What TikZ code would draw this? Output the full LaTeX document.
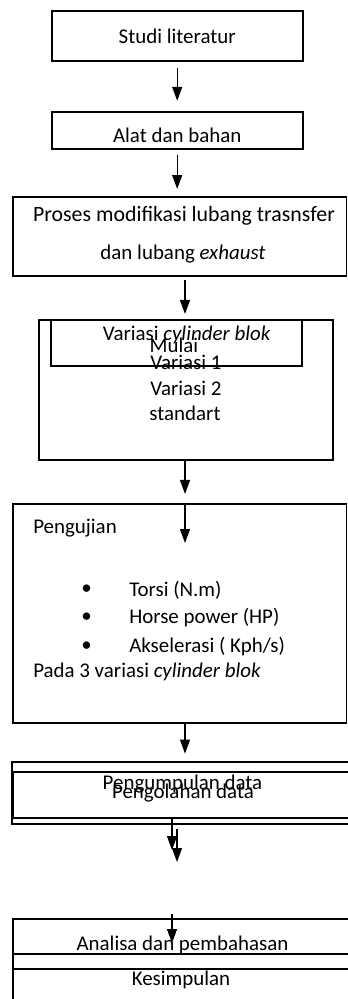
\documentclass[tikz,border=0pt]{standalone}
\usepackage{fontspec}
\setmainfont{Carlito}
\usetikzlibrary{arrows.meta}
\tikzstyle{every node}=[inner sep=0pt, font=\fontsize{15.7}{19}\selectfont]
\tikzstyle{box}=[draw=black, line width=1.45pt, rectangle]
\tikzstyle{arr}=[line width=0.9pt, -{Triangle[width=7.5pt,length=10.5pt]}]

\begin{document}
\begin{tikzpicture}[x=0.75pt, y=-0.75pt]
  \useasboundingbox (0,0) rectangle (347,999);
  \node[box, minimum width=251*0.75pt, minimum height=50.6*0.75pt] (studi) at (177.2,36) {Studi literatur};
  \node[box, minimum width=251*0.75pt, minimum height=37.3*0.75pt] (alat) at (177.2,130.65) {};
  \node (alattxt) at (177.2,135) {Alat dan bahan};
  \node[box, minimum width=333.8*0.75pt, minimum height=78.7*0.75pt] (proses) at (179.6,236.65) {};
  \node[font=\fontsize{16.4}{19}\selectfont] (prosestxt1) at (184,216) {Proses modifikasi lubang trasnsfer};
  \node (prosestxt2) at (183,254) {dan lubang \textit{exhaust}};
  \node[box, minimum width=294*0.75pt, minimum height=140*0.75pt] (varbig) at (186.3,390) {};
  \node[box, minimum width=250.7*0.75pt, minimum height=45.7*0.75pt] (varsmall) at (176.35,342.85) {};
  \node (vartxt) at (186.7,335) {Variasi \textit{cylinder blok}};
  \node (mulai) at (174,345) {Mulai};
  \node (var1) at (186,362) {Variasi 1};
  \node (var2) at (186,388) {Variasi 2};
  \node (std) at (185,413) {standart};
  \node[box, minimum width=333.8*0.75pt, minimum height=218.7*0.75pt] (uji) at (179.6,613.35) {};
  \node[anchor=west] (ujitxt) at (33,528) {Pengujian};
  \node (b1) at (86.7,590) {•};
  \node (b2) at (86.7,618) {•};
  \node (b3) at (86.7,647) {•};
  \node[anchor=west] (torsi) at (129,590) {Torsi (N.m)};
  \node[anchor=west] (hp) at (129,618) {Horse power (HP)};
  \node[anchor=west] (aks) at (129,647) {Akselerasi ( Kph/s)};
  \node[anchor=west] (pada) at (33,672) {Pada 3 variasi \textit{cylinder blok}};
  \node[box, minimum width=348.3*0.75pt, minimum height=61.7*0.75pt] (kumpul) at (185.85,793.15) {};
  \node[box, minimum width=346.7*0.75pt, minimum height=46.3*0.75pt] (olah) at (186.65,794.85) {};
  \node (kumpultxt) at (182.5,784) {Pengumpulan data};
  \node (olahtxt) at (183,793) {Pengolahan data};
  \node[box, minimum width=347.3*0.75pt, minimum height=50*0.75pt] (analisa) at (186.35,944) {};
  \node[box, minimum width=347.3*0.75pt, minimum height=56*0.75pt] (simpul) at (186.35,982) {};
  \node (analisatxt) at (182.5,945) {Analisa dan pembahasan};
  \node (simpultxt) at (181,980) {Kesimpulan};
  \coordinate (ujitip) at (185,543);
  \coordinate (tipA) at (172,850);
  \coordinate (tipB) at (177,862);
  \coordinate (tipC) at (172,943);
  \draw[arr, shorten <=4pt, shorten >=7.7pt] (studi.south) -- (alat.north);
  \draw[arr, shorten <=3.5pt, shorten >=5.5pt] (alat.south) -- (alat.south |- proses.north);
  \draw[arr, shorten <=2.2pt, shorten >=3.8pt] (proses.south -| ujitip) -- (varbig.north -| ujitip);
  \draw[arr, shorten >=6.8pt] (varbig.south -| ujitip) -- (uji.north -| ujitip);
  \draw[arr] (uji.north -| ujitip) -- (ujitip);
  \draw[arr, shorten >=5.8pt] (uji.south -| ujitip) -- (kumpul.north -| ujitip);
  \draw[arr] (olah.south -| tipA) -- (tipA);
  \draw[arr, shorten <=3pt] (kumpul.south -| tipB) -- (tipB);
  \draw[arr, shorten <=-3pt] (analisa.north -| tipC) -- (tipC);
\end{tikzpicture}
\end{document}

GIVEN REQUEST
Extract all the data above exactly, excluding every picture.

WORKED SOLUTION
What TikZ code would draw this? Output the full LaTeX document.
\documentclass[tikz,border=0pt]{standalone}
\usepackage{fontspec}
\setmainfont{Carlito}
\usetikzlibrary{arrows.meta}
\tikzstyle{every node}=[inner sep=0pt, font=\fontsize{15.7}{19}\selectfont]
\tikzstyle{box}=[draw=black, line width=1.45pt, rectangle]
\tikzstyle{arr}=[line width=0.9pt, -{Triangle[width=7.5pt,length=10.5pt]}]

\begin{document}
\begin{tikzpicture}[x=0.75pt, y=-0.75pt]
  \useasboundingbox (0,0) rectangle (347,999);
  \node[box, minimum width=251*0.75pt, minimum height=50.6*0.75pt] (studi) at (177.2,36) {Studi literatur};
  \node[box, minimum width=251*0.75pt, minimum height=37.3*0.75pt] (alat) at (177.2,130.65) {};
  \node (alattxt) at (177.2,135) {Alat dan bahan};
  \node[box, minimum width=333.8*0.75pt, minimum height=78.7*0.75pt] (proses) at (179.6,236.65) {};
  \node[font=\fontsize{16.4}{19}\selectfont] (prosestxt1) at (184,216) {Proses modifikasi lubang trasnsfer};
  \node (prosestxt2) at (183,254) {dan lubang \textit{exhaust}};
  \node[box, minimum width=294*0.75pt, minimum height=140*0.75pt] (varbig) at (186.3,390) {};
  \node[box, minimum width=250.7*0.75pt, minimum height=45.7*0.75pt] (varsmall) at (176.35,342.85) {};
  \node (vartxt) at (186.7,335) {Variasi \textit{cylinder blok}};
  \node (mulai) at (174,345) {Mulai};
  \node (var1) at (186,362) {Variasi 1};
  \node (var2) at (186,388) {Variasi 2};
  \node (std) at (185,413) {standart};
  \node[box, minimum width=333.8*0.75pt, minimum height=218.7*0.75pt] (uji) at (179.6,613.35) {};
  \node[anchor=west] (ujitxt) at (33,528) {Pengujian};
  \node (b1) at (86.7,590) {•};
  \node (b2) at (86.7,618) {•};
  \node (b3) at (86.7,647) {•};
  \node[anchor=west] (torsi) at (129,590) {Torsi (N.m)};
  \node[anchor=west] (hp) at (129,618) {Horse power (HP)};
  \node[anchor=west] (aks) at (129,647) {Akselerasi ( Kph/s)};
  \node[anchor=west] (pada) at (33,672) {Pada 3 variasi \textit{cylinder blok}};
  \node[box, minimum width=348.3*0.75pt, minimum height=61.7*0.75pt] (kumpul) at (185.85,793.15) {};
  \node[box, minimum width=346.7*0.75pt, minimum height=46.3*0.75pt] (olah) at (186.65,794.85) {};
  \node (kumpultxt) at (182.5,784) {Pengumpulan data};
  \node (olahtxt) at (183,793) {Pengolahan data};
  \node[box, minimum width=347.3*0.75pt, minimum height=50*0.75pt] (analisa) at (186.35,944) {};
  \node[box, minimum width=347.3*0.75pt, minimum height=56*0.75pt] (simpul) at (186.35,982) {};
  \node (analisatxt) at (182.5,945) {Analisa dan pembahasan};
  \node (simpultxt) at (181,980) {Kesimpulan};
  \coordinate (ujitip) at (185,543);
  \coordinate (tipA) at (172,850);
  \coordinate (tipB) at (177,862);
  \coordinate (tipC) at (172,943);
  \draw[arr, shorten <=4pt, shorten >=7.7pt] (studi.south) -- (alat.north);
  \draw[arr, shorten <=3.5pt, shorten >=5.5pt] (alat.south) -- (alat.south |- proses.north);
  \draw[arr, shorten <=2.2pt, shorten >=3.8pt] (proses.south -| ujitip) -- (varbig.north -| ujitip);
  \draw[arr, shorten >=6.8pt] (varbig.south -| ujitip) -- (uji.north -| ujitip);
  \draw[arr] (uji.north -| ujitip) -- (ujitip);
  \draw[arr, shorten >=5.8pt] (uji.south -| ujitip) -- (kumpul.north -| ujitip);
  \draw[arr] (olah.south -| tipA) -- (tipA);
  \draw[arr, shorten <=3pt] (kumpul.south -| tipB) -- (tipB);
  \draw[arr, shorten <=-3pt] (analisa.north -| tipC) -- (tipC);
\end{tikzpicture}
\end{document}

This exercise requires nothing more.